━━━ Material for the task

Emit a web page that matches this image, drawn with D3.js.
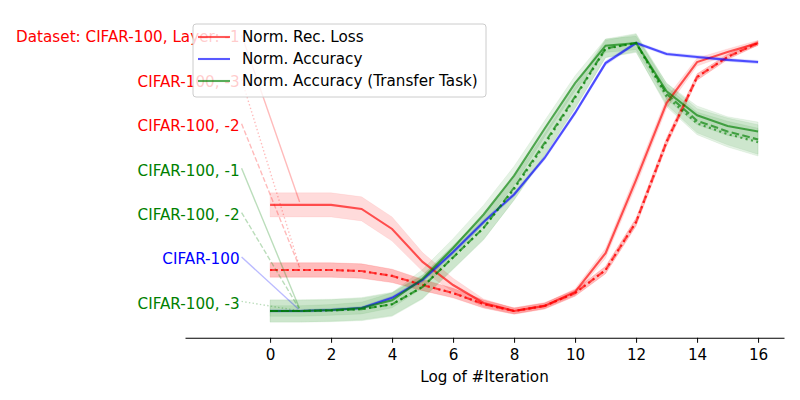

━━━━━━
━━━ Material for the task

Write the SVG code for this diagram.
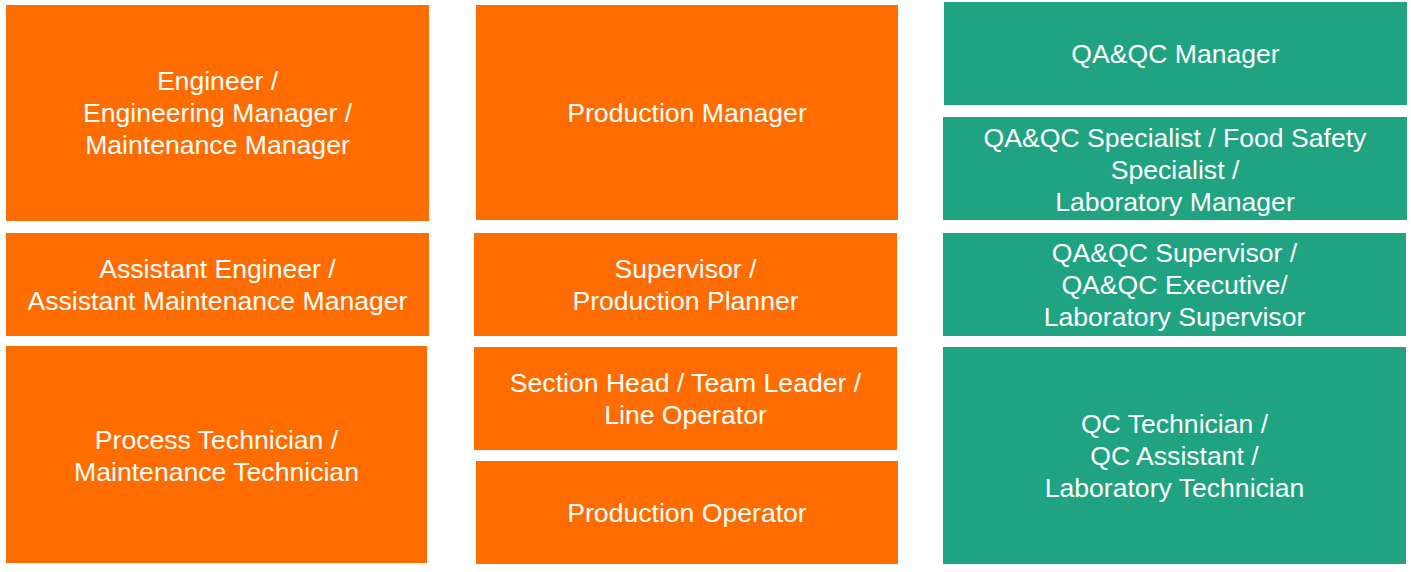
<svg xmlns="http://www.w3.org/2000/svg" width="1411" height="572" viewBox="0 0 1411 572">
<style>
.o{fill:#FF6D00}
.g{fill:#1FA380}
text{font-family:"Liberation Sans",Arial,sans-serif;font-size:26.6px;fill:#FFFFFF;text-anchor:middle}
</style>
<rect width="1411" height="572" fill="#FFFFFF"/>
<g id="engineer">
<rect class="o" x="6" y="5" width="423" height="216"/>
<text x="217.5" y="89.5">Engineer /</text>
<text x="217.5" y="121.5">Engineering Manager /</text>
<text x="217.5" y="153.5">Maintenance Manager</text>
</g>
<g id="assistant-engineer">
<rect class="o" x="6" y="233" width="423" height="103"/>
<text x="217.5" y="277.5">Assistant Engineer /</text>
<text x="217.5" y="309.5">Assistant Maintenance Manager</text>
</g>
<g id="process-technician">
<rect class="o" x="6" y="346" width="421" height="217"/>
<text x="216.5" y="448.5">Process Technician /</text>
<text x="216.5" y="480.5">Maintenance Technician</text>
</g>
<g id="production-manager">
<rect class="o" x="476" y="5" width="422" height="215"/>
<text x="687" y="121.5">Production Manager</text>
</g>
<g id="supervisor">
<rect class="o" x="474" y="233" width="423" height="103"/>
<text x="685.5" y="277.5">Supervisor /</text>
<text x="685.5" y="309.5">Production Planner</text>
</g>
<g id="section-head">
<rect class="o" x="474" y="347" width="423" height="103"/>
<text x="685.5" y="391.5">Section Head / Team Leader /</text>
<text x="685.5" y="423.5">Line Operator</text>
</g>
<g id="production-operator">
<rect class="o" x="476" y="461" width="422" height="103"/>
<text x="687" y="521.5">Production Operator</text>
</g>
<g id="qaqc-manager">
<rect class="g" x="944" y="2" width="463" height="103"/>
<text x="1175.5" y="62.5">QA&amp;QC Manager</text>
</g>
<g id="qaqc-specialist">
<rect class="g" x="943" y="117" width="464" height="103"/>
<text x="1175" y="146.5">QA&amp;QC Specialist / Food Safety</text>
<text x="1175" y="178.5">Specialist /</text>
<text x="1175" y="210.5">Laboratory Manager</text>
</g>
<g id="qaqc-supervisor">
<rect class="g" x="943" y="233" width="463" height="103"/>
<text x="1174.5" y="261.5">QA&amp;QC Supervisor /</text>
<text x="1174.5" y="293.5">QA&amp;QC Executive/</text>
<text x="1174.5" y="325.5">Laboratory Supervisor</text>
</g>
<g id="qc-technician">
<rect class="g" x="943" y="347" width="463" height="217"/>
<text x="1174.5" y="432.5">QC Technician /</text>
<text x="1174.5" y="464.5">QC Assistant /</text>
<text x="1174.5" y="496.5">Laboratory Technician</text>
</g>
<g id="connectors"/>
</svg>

━━━━━━

**Exercise instructions:** Go through the records and gather the lines that hold "this".

**Solution:**
Emit a web page that matches this image, drawn with D3.js.
Write the SVG code for this diagram.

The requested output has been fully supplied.